I converted the .weights file to ONNX using the TensorRT tools, then converted the ONNX model to TensorRT engine like this :
void ONNXConvert()
{
MyLogger logger;
nvinfer1::IBuilder* builder = nvinfer1::createInferBuilder(logger);
nvinfer1::INetworkDefinition* network = builder->createNetworkV2(1U << static_cast<int>(nvinfer1::NetworkDefinitionCreationFlag::kEXPLICIT_BATCH));
// Load ONNX model
const auto parser = nvonnxparser::createParser(*network, logger);
// Parse the ONNX model
// Some code here...
std::ifstream onnxFile(onnxModelFile, std::ios::binary);
if (!onnxFile)
{
std::cerr << "Error opening ONNX model file. " << onnxModelFile << std::endl;
return;
}
onnxFile.seekg(0, onnxFile.end);
const size_t modelSize = onnxFile.tellg();
onnxFile.seekg(0, onnxFile.beg);
// Allocate buffer to hold the ONNX model
std::vector<char> onnxModelBuffer(modelSize);
onnxFile.read(onnxModelBuffer.data(), modelSize);
if (!parser->parse(onnxModelBuffer.data(), modelSize))
{
std::cerr << "Error parsing ONNX model." << std::endl;
return;
}
// Create a builder configuration
nvinfer1::IBuilderConfig* config = builder->createBuilderConfig();
// Set configuration options as needed
config->setMemoryPoolLimit(nvinfer1::MemoryPoolType::kWORKSPACE, 1 << 30);
nvinfer1::IHostMemory* serializedEngine = builder->buildSerializedNetwork(*network, *config);
std::cout << "Number of layers in the network: " << network->getNbLayers() << std::endl;
std::ofstream outFile("yolov4.engine", std::ios::binary);
outFile.write(reinterpret_cast<const char*>(serializedEngine->data()), serializedEngine->size());
outFile.close();
builder->destroy();
network->destroy();
serializedEngine->destroy();
}
This done, I can load the generated engine and perform the inference, everything seems to goes well until I try to parse the detection results.

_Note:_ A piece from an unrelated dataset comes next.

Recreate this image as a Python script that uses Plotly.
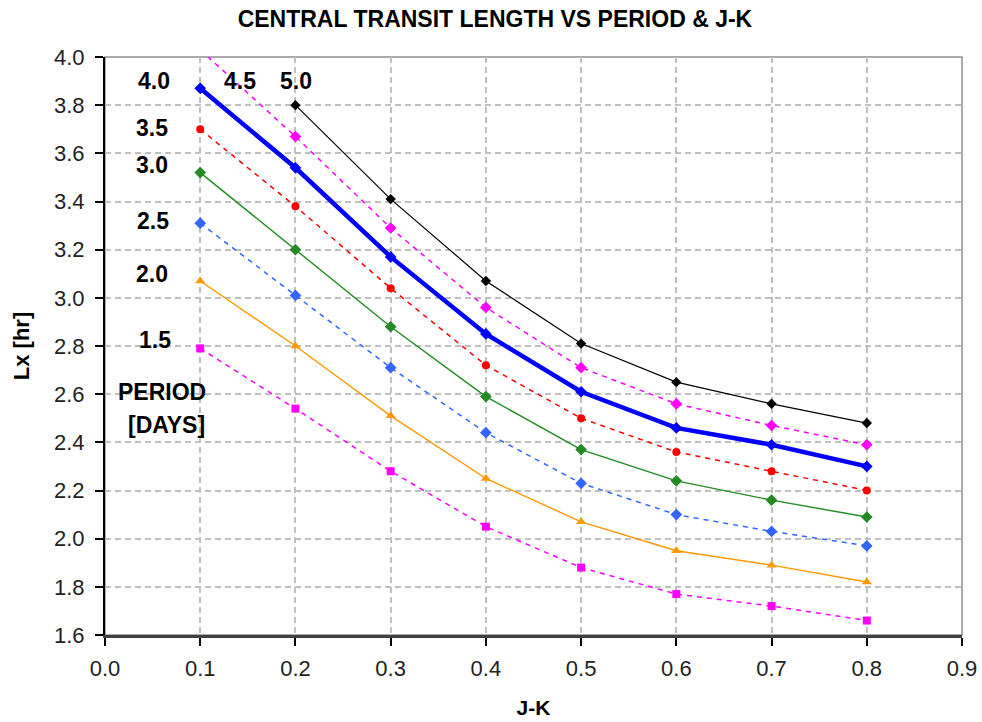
import plotly.graph_objects as go

# ---- data ----
jk = [0.1, 0.2, 0.3, 0.4, 0.5, 0.6, 0.7, 0.8]
period_labels = ["1.5", "2.0", "2.5", "3.0", "3.5", "4.0", "4.5", "5.0"]
lx_p15 = [2.79, 2.54, 2.28, 2.05, 1.88, 1.77, 1.72, 1.66]
lx_p20 = [3.07, 2.80, 2.51, 2.25, 2.07, 1.95, 1.89, 1.82]
lx_p25 = [3.31, 3.01, 2.71, 2.44, 2.23, 2.10, 2.03, 1.97]
lx_p30 = [3.52, 3.20, 2.88, 2.59, 2.37, 2.24, 2.16, 2.09]
lx_p35 = [3.70, 3.38, 3.04, 2.72, 2.50, 2.36, 2.28, 2.20]
lx_p40 = [3.87, 3.54, 3.17, 2.85, 2.61, 2.46, 2.39, 2.30]
lx_p45 = [4.03, 3.67, 3.29, 2.96, 2.71, 2.56, 2.47, 2.39]
lx_p50 = [None, 3.80, 3.41, 3.07, 2.81, 2.65, 2.56, 2.48]
x_ticks = [0.0, 0.1, 0.2, 0.3, 0.4, 0.5, 0.6, 0.7, 0.8, 0.9]
y_ticks = [1.6, 1.8, 2.0, 2.2, 2.4, 2.6, 2.8, 3.0, 3.2, 3.4, 3.6, 3.8, 4.0]

series = [lx_p15, lx_p20, lx_p25, lx_p30, lx_p35, lx_p40, lx_p45, lx_p50]

# ---- styles ----
styles = [
    dict(color="#FF00FF", width=1.5, dash="5px,5px", symbol="square", size=8),
    dict(color="#FF9900", width=1.4, dash="solid", symbol="triangle-up", size=9),
    dict(color="#3366FF", width=1.5, dash="5px,5px", symbol="diamond", size=9),
    dict(color="#228B22", width=1.4, dash="solid", symbol="diamond", size=9),
    dict(color="#FF0000", width=1.5, dash="5px,5px", symbol="circle", size=8),
    dict(color="#0000FF", width=4.5, dash="solid", symbol="diamond", size=9),
    dict(color="#FF00FF", width=1.5, dash="5px,5px", symbol="diamond", size=9),
    dict(color="#000000", width=1.2, dash="solid", symbol="diamond", size=8),
]

fig = go.Figure()
for name, ys, st in zip(period_labels, series, styles):
    fig.add_trace(go.Scatter(
        x=jk, y=ys, mode="lines+markers", name=name,
        line=dict(color=st["color"], width=st["width"], dash=st["dash"]),
        marker=dict(symbol=st["symbol"], size=st["size"], color=st["color"]),
        showlegend=False, connectgaps=False,
    ))

# period labels placed in the empty left region (positions in axis units)
label_pos = [
    ("4.0", 0.0512, 3.901), ("4.5", 0.142, 3.901), ("5.0", 0.2008, 3.901),
    ("3.5", 0.0497, 3.705), ("3.0", 0.0497, 3.551), ("2.5", 0.0502, 3.321),
    ("2.0", 0.0497, 3.099), ("1.5", 0.0528, 2.825),
    ("PERIOD", 0.0602, 2.607), ("[DAYS]", 0.0644, 2.472),
]
for txt, ax_, ay_ in label_pos:
    fig.add_annotation(x=ax_, y=ay_, xref="x", yref="y", text="<b>%s</b>" % txt,
                       showarrow=False, xanchor="center", yanchor="middle",
                       font=dict(family="Liberation Sans, Arial", size=23, color="#000000"))

# outer frame (gray) on top/right
fig.add_shape(type="rect", xref="paper", yref="paper", x0=0, y0=0, x1=1, y1=1,
              line=dict(color="#909090", width=1.5), layer="below")

grid = dict(showgrid=True, gridcolor="#C0C0C0", gridwidth=1.5, griddash="6px,4px")

fig.update_xaxes(range=[0, 0.9], tickvals=x_ticks, ticktext=["%.1f" % v for v in x_ticks],
                 showline=True, linecolor="#404040", linewidth=2.5,
                 ticks="outside", ticklen=8, tickwidth=1.5, tickcolor="#000000",
                 ticklabelstandoff=4, automargin=False,
                 tickfont=dict(family="Liberation Sans, Arial", size=22, color="#222222"),
                 title=dict(text="<b>J-K</b>", font=dict(family="Liberation Sans, Arial", size=21, color="#000000"),
                            standoff=21),
                 zeroline=False, **grid)
fig.update_yaxes(range=[1.6, 4.0], tickvals=y_ticks, ticktext=["%.1f" % v for v in y_ticks],
                 showline=True, linecolor="#000000", linewidth=2,
                 ticks="outside", ticklen=8, tickwidth=1.5, tickcolor="#000000",
                 ticklabelstandoff=6, automargin=False,
                 tickfont=dict(family="Liberation Sans, Arial", size=22, color="#222222"),
                 title=dict(text="<b>Lx [hr]</b>", font=dict(family="Liberation Sans, Arial", size=22, color="#000000"),
                            standoff=18),
                 zeroline=False, **grid)

fig.update_layout(
    width=982, height=722,
    margin=dict(l=105, r=20, t=57, b=87),
    paper_bgcolor="#FFFFFF", plot_bgcolor="#FFFFFF",
    title=dict(text="<b>CENTRAL TRANSIT LENGTH VS PERIOD &amp; J-K</b>",
               x=0.504, xref="container", y=1 - 19 / 722, yref="container",
               xanchor="center", yanchor="middle", automargin=False,
               font=dict(family="Liberation Sans, Arial", size=23, color="#000000")),
)

fig.write_html("out.html", config={"displayModeBar": False},
               post_script="document.body.style.margin='0';document.body.style.overflow='hidden';")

I want to know the classes probabilities and the bounding boxes coordinates, but everything I have is inconsistent values.
From my YoloV4 config, I know I have :
- 20 classes
- Input width = 608
- Input height = 608
- Channels = 3
- 9 anchors with dimensions { 12, 16, 19, 36, 40, 28, 36, 75, 76, 55, 72, 146, 142, 110, 192, 243, 459, 401 }
After the inference, I have 2 output buffers :
- a 1x22743x1x4 where I guess I will find the bounding boxes coordinates
- a 1x22743x20 where I guess I will find the classes probabilities
And this where I'm getting lost. Why are there 22743 detections ? How is this number calculated ? How must I parse the detections to correctly compute the coordinates and classes probabilities ?
I innocently tried to directly parse the outputs like that :
for (int d = 0; d < 22743; d++)
{
float maxProb = -1000.0f;
int classId = -1;
for (int c = 0; c < 20; c++)
{
if (classes[d * 20 + c] > maxProb)
{
maxProb = classes[d * 20 + c];
classId = c;
}
}
if (maxProb > CONFIDENCE_THRESHOLD)
{
float boxX = boxes[d * 4];
float boxY = boxes[d * 4 + 1];
float boxW = boxes[d * 4 + 2];
float boxH = boxes[d * 4 + 3];
}
}
But everything I got is tiny probabilities (like < 1E-05), and tiny and sometimes negatives boxes coordinates.
I understand I'm supposed to use what I know about the anchors but I'm really not sure how.
Could someone give me hand about that ? Every help will really be appreciated.